Task to complete =>
Please, without the pictures, retype exactly the lines from the start of the material through the line that holds "2.798, 2.925, 3.207];".

Data shown =>
——————————
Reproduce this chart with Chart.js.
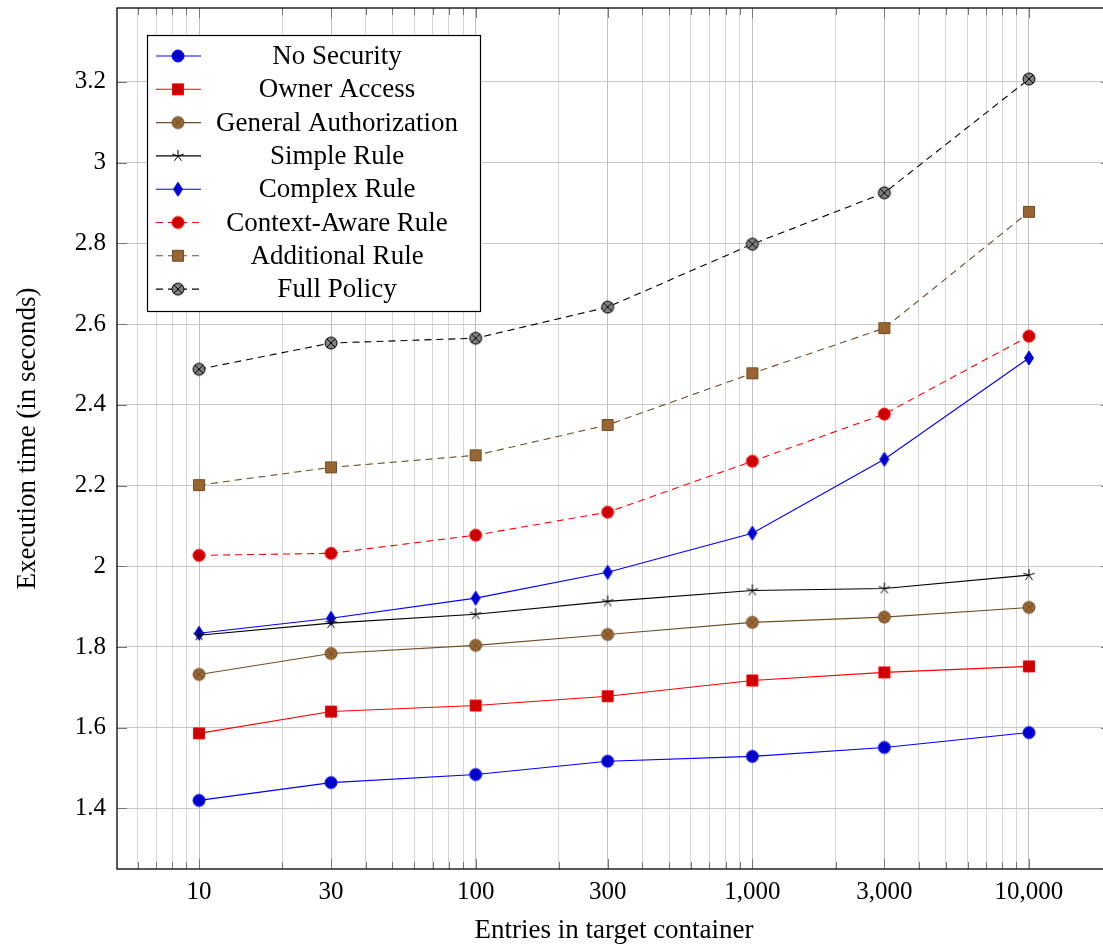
<!DOCTYPE html>
<html>
<head>
<meta charset="utf-8">
<script src="https://cdn.jsdelivr.net/npm/chart.js@4"></script>
<style>
  html, body { margin: 0; background: #fff; overflow: hidden; }
  #wrap { width: 1120px; height: 947px; position: relative; }
</style>
</head>
<body>
<div id="wrap"><canvas id="chart"></canvas></div>
<script>
// Entries in target container (x) and execution times in seconds
const entries = [10, 30, 100, 300, 1000, 3000, 10000];
const noSecurity = [1.420, 1.464, 1.484, 1.517, 1.529, 1.551, 1.588];
const ownerAccess = [1.586, 1.640, 1.655, 1.678, 1.717, 1.737, 1.752];
const generalAuth = [1.732, 1.784, 1.804, 1.831, 1.861, 1.874, 1.898];
const simpleRule = [1.829, 1.859, 1.881, 1.913, 1.940, 1.945, 1.978];
const complexRule = [1.834, 1.871, 1.921, 1.985, 2.082, 2.265, 2.516];
const contextAware = [2.027, 2.032, 2.077, 2.134, 2.260, 2.377, 2.570];
const additionalRule = [2.201, 2.245, 2.275, 2.350, 2.478, 2.590, 2.878];
const fullPolicy = [2.488, 2.553, 2.565, 2.642, 2.798, 2.925, 3.207];

const seriesNames = ["No Security", "Owner Access", "General Authorization", "Simple Rule",
  "Complex Rule", "Context-Aware Rule", "Additional Rule", "Full Policy"];
const xTickLabels = [10, 30, 100, 300, 1000, 3000, 10000];
const yTickLabels = [1.4, 1.6, 1.8, 2, 2.2, 2.4, 2.6, 2.8, 3, 3.2];

const FONT = "'Liberation Serif', 'DejaVu Serif', serif";

// marker images (pgfplots style marks)
const makeMarker = (type, fill, stroke) => {
  const c = document.createElement("canvas");
  c.width = 20; c.height = 20;
  const g = c.getContext("2d");
  g.translate(10, 10);
  g.lineWidth = 1;
  g.strokeStyle = stroke;
  g.fillStyle = fill;
  g.beginPath();
  if (type === "circle" || type === "otimes") {
    g.arc(0, 0, 6, 0, Math.PI * 2);
    g.fill(); g.stroke();
    if (type === "otimes") {
      const d = 4.2;
      g.beginPath();
      g.moveTo(-d, -d); g.lineTo(d, d);
      g.moveTo(d, -d); g.lineTo(-d, d);
      g.stroke();
    }
  } else if (type === "square") {
    g.rect(-5.5, -5.5, 11, 11);
    g.fill(); g.stroke();
  } else if (type === "diamond") {
    g.moveTo(0, -7); g.lineTo(4.5, 0); g.lineTo(0, 7); g.lineTo(-4.5, 0);
    g.closePath();
    g.fill(); g.stroke();
  } else if (type === "star") {
    for (let i = 0; i < 5; i++) {
      const a = -Math.PI / 2 + i * 2 * Math.PI / 5;
      g.moveTo(0, 0);
      g.lineTo(6 * Math.cos(a), 6 * Math.sin(a));
    }
    g.stroke();
  }
  return c;
};

const styles = [
  { color: "#0000ff", marker: makeMarker("circle", "#0000cc", "#0000ff"), dash: [] },
  { color: "#ff0000", marker: makeMarker("square", "#cc0000", "#ff0000"), dash: [] },
  { color: "#734d26", marker: makeMarker("otimes", "#996633", "#734d26"), dash: [] },
  { color: "#000000", marker: makeMarker("star", "#000", "#000"), dash: [] },
  { color: "#0000ff", marker: makeMarker("diamond", "#0000cc", "#0000ff"), dash: [] },
  { color: "#ff0000", marker: makeMarker("circle", "#cc0000", "#ff0000"), dash: [7, 5] },
  { color: "#734d26", marker: makeMarker("square", "#996633", "#734d26"), dash: [7, 5] },
  { color: "#000000", marker: makeMarker("otimes", "#808080", "#000000"), dash: [7, 5] },
];

const allSeries = [noSecurity, ownerAccess, generalAuth, simpleRule,
  complexRule, contextAware, additionalRule, fullPolicy];

const datasets = allSeries.map((vals, i) => ({
  label: seriesNames[i],
  data: entries.map((x, j) => ({ x: x, y: vals[j] })),
  borderColor: styles[i].color,
  backgroundColor: styles[i].color,
  borderWidth: 1.1,
  borderDash: styles[i].dash,
  pointStyle: styles[i].marker,
  pointRadius: 6,
  tension: 0,
}));

// grid positions for the log axis: 1..9 x 10^k inside the range
const xMin = 5.053, xMax = 19790;
const xGrid = [];
for (let e = 0; e <= 4; e++) {
  for (let m = 1; m <= 9; m++) {
    const v = m * Math.pow(10, e);
    if (v >= xMin && v <= xMax) xGrid.push(v);
  }
}
xTickLabels.forEach((v) => { if (!xGrid.includes(v)) xGrid.push(v); });
xGrid.sort((a, b) => a - b);

const noPadding = (scale) => {
  scale.paddingTop = 0;
  scale.paddingBottom = 0;
  scale.paddingLeft = 0;
  scale.paddingRight = 0;
};

// legend box drawn inside the plot
const legendPlugin = {
  id: "boxLegend",
  afterDatasetsDraw(chart) {
    const g = chart.ctx;
    const x0 = 147, y0 = 35, w = 333, h = 276;
    g.save();
    g.fillStyle = "#fff";
    g.fillRect(x0, y0, w, h);
    g.strokeStyle = "#000";
    g.lineWidth = 1.2;
    g.strokeRect(x0 + 0.5, y0 + 0.5, w, h);
    g.font = "27px " + FONT;
    g.textAlign = "center";
    g.textBaseline = "middle";
    chart.data.datasets.forEach((ds, i) => {
      const cy = 56 + i * 33.3;
      g.strokeStyle = ds.borderColor;
      g.lineWidth = ds.borderWidth;
      g.setLineDash(ds.borderDash);
      g.beginPath();
      g.moveTo(156, cy); g.lineTo(201, cy);
      g.stroke();
      g.setLineDash([]);
      g.drawImage(ds.pointStyle, 178 - 10, cy - 10);
      g.fillStyle = "#000";
      g.fillText(ds.label, 337, cy + 1);
    });
    g.restore();
  },
};

// frame and inner tick marks
const framePlugin = {
  id: "frame",
  afterDraw(chart) {
    const { left, right, top, bottom } = chart.chartArea;
    const g = chart.ctx;
    const xs = chart.scales.x, ys = chart.scales.y;
    g.save();
    g.strokeStyle = "#777";
    g.lineWidth = 1;
    xGrid.forEach((v) => {
      const px = Math.round(xs.getPixelForValue(v)) + 0.5;
      const len = xTickLabels.includes(v) ? 10 : 7;
      g.beginPath();
      g.moveTo(px, bottom); g.lineTo(px, bottom - len);
      g.moveTo(px, top); g.lineTo(px, top + len);
      g.stroke();
    });
    yTickLabels.forEach((v) => {
      const py = Math.round(ys.getPixelForValue(v)) + 0.5;
      g.beginPath();
      g.moveTo(left, py); g.lineTo(left + 10, py);
      g.moveTo(right, py); g.lineTo(right - 10, py);
      g.stroke();
    });
    g.strokeStyle = "#000";
    g.lineWidth = 1.3;
    g.strokeRect(left, top, right - left, bottom - top);
    g.restore();
  },
};

new Chart(document.getElementById("chart"), {
  type: "line",
  data: { datasets: datasets },
  plugins: [legendPlugin, framePlugin],
  options: {
    responsive: true,
    maintainAspectRatio: false,
    animation: false,
    layout: { padding: { top: 8, right: 9, left: 0, bottom: 0 } },
    plugins: {
      legend: { display: false },
      tooltip: { enabled: false },
    },
    scales: {
      x: {
        type: "logarithmic",
        min: xMin,
        max: xMax,
        afterBuildTicks: (scale) => {
          scale.ticks = xGrid.map((v) => ({ value: v }));
        },
        afterFit: (scale) => { scale.height = 78; noPadding(scale); },
        ticks: {
          autoSkip: false,
          maxRotation: 0,
          padding: 8,
          color: "#000",
          font: { family: FONT, size: 25 },
          callback: (v) => (xTickLabels.includes(v) ? v.toLocaleString("en-US") : ""),
        },
        grid: {
          drawTicks: false,
          lineWidth: 1,
          color: (ctx) => (ctx.tick && xTickLabels.includes(ctx.tick.value) ? "#bfbfbf" : "#d6d6d6"),
        },
        border: { display: false },
        title: {
          display: true,
          text: "Entries in target container",
          color: "#000",
          font: { family: FONT, size: 27 },
          padding: { top: 0, bottom: 0 },
        },
      },
      y: {
        type: "linear",
        min: 1.25,
        max: 3.383,
        afterBuildTicks: (scale) => {
          scale.ticks = yTickLabels.map((v) => ({ value: v }));
        },
        afterFit: (scale) => { scale.width = 117; noPadding(scale); },
        ticks: {
          padding: 11,
          color: "#000",
          font: { family: FONT, size: 25 },
          callback: (v) => String(Number(v.toFixed(1))),
        },
        grid: { drawTicks: false, color: "#c8c8c8", lineWidth: 1 },
        border: { display: false },
        title: {
          display: true,
          text: "Execution time (in seconds)",
          color: "#000",
          font: { family: FONT, size: 27 },
          padding: { top: 12, bottom: 0 },
        },
      },
    },
  },
});
</script>
</body>
</html>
——————————
Full answer =>
Reproduce this chart with Chart.js.
<!DOCTYPE html>
<html>
<head>
<meta charset="utf-8">
<script src="https://cdn.jsdelivr.net/npm/chart.js@4"></script>
<style>
  html, body { margin: 0; background: #fff; overflow: hidden; }
  #wrap { width: 1120px; height: 947px; position: relative; }
</style>
</head>
<body>
<div id="wrap"><canvas id="chart"></canvas></div>
<script>
// Entries in target container (x) and execution times in seconds
const entries = [10, 30, 100, 300, 1000, 3000, 10000];
const noSecurity = [1.420, 1.464, 1.484, 1.517, 1.529, 1.551, 1.588];
const ownerAccess = [1.586, 1.640, 1.655, 1.678, 1.717, 1.737, 1.752];
const generalAuth = [1.732, 1.784, 1.804, 1.831, 1.861, 1.874, 1.898];
const simpleRule = [1.829, 1.859, 1.881, 1.913, 1.940, 1.945, 1.978];
const complexRule = [1.834, 1.871, 1.921, 1.985, 2.082, 2.265, 2.516];
const contextAware = [2.027, 2.032, 2.077, 2.134, 2.260, 2.377, 2.570];
const additionalRule = [2.201, 2.245, 2.275, 2.350, 2.478, 2.590, 2.878];
const fullPolicy = [2.488, 2.553, 2.565, 2.642, 2.798, 2.925, 3.207];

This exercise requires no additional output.